> WHAT THIS TASK INVOLVES
Skipping all pictures, set down the lines of the listing from the first through the one with "ax.set_axisbelow(True)".

> SUPPLIED INFORMATION
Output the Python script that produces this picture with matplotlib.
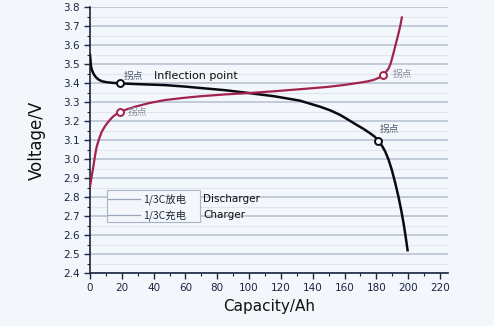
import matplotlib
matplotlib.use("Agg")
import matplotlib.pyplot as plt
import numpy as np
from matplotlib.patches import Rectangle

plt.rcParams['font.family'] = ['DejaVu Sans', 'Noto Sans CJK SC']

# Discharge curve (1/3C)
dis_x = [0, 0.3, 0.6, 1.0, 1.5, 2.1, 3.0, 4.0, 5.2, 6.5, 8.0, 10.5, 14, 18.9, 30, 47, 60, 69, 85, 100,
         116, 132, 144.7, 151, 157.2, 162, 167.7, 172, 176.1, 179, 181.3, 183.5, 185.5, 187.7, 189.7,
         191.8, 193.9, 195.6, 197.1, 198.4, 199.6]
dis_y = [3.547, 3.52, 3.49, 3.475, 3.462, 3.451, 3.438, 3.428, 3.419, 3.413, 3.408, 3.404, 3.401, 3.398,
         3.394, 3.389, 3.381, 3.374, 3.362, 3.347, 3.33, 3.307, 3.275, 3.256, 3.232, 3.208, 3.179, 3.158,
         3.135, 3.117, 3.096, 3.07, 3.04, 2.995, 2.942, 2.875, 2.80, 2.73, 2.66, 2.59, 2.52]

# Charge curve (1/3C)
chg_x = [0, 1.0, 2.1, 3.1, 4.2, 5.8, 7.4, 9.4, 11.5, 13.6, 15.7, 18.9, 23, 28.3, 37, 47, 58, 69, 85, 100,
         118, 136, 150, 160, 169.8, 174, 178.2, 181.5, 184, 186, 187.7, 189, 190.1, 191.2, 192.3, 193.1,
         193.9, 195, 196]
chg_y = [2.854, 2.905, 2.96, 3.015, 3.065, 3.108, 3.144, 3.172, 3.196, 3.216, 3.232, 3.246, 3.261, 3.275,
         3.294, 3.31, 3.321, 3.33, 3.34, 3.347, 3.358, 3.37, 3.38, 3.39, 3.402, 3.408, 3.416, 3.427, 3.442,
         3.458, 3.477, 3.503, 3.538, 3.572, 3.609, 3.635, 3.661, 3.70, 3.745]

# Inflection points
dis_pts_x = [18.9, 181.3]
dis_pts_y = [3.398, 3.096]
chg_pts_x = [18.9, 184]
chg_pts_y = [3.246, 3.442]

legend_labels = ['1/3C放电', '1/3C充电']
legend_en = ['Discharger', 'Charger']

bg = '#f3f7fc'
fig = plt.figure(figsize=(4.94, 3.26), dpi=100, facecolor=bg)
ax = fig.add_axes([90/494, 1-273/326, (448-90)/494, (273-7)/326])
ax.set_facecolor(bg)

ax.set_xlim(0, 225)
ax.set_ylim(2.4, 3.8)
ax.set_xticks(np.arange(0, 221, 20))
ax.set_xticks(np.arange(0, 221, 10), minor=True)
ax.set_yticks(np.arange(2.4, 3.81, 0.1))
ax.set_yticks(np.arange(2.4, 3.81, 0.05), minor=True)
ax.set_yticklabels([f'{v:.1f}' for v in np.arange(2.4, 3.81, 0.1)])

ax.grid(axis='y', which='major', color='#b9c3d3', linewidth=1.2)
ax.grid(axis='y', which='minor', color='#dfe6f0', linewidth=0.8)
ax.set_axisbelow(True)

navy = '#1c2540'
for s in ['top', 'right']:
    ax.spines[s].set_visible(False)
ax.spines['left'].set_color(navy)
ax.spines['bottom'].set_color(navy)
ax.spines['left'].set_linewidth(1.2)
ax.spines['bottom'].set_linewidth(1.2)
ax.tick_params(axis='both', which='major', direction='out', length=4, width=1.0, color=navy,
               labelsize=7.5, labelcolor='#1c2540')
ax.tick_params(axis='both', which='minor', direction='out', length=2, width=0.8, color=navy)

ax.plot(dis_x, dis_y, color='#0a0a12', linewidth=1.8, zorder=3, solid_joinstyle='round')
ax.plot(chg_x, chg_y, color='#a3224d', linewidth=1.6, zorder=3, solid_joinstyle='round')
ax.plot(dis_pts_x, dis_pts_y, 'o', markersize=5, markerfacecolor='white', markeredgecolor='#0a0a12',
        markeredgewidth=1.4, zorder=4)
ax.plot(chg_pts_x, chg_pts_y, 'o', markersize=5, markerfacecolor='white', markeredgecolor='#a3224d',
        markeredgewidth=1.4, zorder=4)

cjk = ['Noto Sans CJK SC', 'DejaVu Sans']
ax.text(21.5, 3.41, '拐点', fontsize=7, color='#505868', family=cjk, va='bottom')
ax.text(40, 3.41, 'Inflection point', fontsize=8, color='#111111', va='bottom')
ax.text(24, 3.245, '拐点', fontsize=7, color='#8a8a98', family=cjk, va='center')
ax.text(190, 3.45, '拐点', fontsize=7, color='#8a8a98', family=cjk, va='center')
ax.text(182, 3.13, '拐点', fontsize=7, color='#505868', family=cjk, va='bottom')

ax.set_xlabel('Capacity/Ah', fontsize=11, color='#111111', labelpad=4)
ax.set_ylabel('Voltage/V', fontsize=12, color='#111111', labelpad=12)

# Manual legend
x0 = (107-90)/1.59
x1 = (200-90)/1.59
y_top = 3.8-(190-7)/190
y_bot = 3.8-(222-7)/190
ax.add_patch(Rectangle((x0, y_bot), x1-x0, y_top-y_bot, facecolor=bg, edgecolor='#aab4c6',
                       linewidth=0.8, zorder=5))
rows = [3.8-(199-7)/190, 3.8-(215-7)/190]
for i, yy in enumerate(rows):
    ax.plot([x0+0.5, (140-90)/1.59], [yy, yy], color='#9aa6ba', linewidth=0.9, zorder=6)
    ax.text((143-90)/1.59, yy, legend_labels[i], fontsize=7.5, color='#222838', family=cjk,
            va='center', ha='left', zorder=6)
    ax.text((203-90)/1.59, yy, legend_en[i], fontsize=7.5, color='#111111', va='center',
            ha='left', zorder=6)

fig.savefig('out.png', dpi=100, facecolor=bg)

> WRITTEN REPLY
Output the Python script that produces this picture with matplotlib.
import matplotlib
matplotlib.use("Agg")
import matplotlib.pyplot as plt
import numpy as np
from matplotlib.patches import Rectangle

plt.rcParams['font.family'] = ['DejaVu Sans', 'Noto Sans CJK SC']

# Discharge curve (1/3C)
dis_x = [0, 0.3, 0.6, 1.0, 1.5, 2.1, 3.0, 4.0, 5.2, 6.5, 8.0, 10.5, 14, 18.9, 30, 47, 60, 69, 85, 100,
         116, 132, 144.7, 151, 157.2, 162, 167.7, 172, 176.1, 179, 181.3, 183.5, 185.5, 187.7, 189.7,
         191.8, 193.9, 195.6, 197.1, 198.4, 199.6]
dis_y = [3.547, 3.52, 3.49, 3.475, 3.462, 3.451, 3.438, 3.428, 3.419, 3.413, 3.408, 3.404, 3.401, 3.398,
         3.394, 3.389, 3.381, 3.374, 3.362, 3.347, 3.33, 3.307, 3.275, 3.256, 3.232, 3.208, 3.179, 3.158,
         3.135, 3.117, 3.096, 3.07, 3.04, 2.995, 2.942, 2.875, 2.80, 2.73, 2.66, 2.59, 2.52]

# Charge curve (1/3C)
chg_x = [0, 1.0, 2.1, 3.1, 4.2, 5.8, 7.4, 9.4, 11.5, 13.6, 15.7, 18.9, 23, 28.3, 37, 47, 58, 69, 85, 100,
         118, 136, 150, 160, 169.8, 174, 178.2, 181.5, 184, 186, 187.7, 189, 190.1, 191.2, 192.3, 193.1,
         193.9, 195, 196]
chg_y = [2.854, 2.905, 2.96, 3.015, 3.065, 3.108, 3.144, 3.172, 3.196, 3.216, 3.232, 3.246, 3.261, 3.275,
         3.294, 3.31, 3.321, 3.33, 3.34, 3.347, 3.358, 3.37, 3.38, 3.39, 3.402, 3.408, 3.416, 3.427, 3.442,
         3.458, 3.477, 3.503, 3.538, 3.572, 3.609, 3.635, 3.661, 3.70, 3.745]

# Inflection points
dis_pts_x = [18.9, 181.3]
dis_pts_y = [3.398, 3.096]
chg_pts_x = [18.9, 184]
chg_pts_y = [3.246, 3.442]

legend_labels = ['1/3C放电', '1/3C充电']
legend_en = ['Discharger', 'Charger']

bg = '#f3f7fc'
fig = plt.figure(figsize=(4.94, 3.26), dpi=100, facecolor=bg)
ax = fig.add_axes([90/494, 1-273/326, (448-90)/494, (273-7)/326])
ax.set_facecolor(bg)

ax.set_xlim(0, 225)
ax.set_ylim(2.4, 3.8)
ax.set_xticks(np.arange(0, 221, 20))
ax.set_xticks(np.arange(0, 221, 10), minor=True)
ax.set_yticks(np.arange(2.4, 3.81, 0.1))
ax.set_yticks(np.arange(2.4, 3.81, 0.05), minor=True)
ax.set_yticklabels([f'{v:.1f}' for v in np.arange(2.4, 3.81, 0.1)])

ax.grid(axis='y', which='major', color='#b9c3d3', linewidth=1.2)
ax.grid(axis='y', which='minor', color='#dfe6f0', linewidth=0.8)
ax.set_axisbelow(True)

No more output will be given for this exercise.